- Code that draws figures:
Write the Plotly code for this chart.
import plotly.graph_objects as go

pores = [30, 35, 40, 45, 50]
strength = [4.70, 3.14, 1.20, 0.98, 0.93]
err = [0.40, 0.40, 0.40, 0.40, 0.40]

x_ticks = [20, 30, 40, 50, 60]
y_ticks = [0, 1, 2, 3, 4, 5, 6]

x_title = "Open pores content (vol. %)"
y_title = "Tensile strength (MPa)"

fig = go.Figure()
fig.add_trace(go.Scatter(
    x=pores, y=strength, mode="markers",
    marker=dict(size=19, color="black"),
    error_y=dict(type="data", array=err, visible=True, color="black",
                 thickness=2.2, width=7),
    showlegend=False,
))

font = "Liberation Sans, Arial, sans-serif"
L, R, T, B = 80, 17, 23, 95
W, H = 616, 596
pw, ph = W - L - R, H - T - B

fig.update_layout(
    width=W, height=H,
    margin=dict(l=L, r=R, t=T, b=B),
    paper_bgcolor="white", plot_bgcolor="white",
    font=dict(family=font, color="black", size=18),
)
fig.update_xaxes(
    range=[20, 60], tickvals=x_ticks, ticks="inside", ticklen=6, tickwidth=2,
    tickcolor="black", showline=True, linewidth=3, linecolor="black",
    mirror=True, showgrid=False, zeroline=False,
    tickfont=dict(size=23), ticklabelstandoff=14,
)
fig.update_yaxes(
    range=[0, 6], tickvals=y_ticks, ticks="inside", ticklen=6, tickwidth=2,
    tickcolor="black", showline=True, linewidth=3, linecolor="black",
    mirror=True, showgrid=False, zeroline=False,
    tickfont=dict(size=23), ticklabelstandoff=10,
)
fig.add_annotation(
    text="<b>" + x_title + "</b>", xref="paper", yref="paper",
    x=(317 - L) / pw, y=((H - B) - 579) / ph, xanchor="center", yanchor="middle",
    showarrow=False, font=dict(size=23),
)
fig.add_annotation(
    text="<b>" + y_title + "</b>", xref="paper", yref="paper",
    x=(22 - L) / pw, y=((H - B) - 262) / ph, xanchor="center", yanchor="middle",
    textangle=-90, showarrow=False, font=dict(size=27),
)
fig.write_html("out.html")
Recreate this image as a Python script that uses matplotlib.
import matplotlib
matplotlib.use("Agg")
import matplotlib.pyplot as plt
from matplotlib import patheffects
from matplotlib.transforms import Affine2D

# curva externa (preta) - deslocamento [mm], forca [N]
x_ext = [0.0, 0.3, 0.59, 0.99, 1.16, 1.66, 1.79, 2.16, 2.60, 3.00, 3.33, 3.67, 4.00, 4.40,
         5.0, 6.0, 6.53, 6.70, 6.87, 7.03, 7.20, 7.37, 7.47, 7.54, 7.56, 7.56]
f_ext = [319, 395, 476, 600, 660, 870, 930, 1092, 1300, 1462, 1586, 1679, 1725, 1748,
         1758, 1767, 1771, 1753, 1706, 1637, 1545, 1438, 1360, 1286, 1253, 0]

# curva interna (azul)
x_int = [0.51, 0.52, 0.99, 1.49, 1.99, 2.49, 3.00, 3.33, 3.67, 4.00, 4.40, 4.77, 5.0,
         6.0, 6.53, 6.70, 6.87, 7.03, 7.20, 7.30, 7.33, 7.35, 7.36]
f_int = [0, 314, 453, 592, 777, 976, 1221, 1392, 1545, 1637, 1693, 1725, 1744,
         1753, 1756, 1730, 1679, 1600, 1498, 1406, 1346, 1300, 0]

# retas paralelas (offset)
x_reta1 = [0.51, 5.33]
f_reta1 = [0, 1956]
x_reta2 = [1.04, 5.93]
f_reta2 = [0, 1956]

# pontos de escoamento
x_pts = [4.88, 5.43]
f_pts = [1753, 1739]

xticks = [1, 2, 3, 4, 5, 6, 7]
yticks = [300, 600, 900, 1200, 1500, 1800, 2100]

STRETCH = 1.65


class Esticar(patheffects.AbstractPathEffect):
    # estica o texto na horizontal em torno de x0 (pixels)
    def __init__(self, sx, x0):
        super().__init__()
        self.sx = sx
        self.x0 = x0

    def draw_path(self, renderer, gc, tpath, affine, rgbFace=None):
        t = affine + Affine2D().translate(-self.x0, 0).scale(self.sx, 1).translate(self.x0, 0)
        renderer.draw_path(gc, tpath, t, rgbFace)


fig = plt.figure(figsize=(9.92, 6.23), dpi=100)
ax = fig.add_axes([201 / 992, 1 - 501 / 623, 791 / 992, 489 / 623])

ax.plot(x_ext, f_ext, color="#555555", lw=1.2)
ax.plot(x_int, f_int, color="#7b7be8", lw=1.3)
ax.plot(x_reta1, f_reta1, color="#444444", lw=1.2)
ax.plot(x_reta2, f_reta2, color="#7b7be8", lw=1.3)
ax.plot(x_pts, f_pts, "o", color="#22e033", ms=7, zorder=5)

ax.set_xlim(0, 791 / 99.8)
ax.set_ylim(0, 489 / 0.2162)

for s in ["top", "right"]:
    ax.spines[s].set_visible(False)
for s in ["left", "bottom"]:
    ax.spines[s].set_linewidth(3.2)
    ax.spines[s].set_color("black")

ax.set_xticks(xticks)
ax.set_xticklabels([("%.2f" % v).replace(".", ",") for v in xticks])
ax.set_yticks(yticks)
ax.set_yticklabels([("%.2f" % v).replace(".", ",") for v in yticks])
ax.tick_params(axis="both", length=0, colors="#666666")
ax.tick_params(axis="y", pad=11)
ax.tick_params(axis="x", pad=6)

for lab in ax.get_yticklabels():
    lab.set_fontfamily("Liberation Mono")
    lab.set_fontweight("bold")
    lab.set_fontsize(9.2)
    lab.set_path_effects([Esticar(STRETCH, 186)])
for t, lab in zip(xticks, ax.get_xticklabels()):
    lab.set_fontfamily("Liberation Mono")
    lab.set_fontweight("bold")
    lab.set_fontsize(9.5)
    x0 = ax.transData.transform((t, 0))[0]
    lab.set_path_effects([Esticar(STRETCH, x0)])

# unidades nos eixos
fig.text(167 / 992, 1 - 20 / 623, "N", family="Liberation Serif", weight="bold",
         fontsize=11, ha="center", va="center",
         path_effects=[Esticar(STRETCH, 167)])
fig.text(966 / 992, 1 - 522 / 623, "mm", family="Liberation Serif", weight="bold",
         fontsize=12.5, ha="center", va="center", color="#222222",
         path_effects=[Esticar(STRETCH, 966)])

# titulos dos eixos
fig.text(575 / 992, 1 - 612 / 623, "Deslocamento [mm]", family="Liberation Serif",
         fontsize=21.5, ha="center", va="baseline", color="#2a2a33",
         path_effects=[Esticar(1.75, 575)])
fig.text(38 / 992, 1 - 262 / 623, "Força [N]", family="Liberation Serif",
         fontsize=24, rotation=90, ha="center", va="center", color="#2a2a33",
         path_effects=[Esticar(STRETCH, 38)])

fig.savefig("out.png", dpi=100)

- What to work on: Quote word for word every line from the one that has "Recreate this image" through the one that has "from matplotlib.transforms import Affine2D".

- Full answer:
Recreate this image as a Python script that uses matplotlib.
import matplotlib
matplotlib.use("Agg")
import matplotlib.pyplot as plt
from matplotlib import patheffects
from matplotlib.transforms import Affine2D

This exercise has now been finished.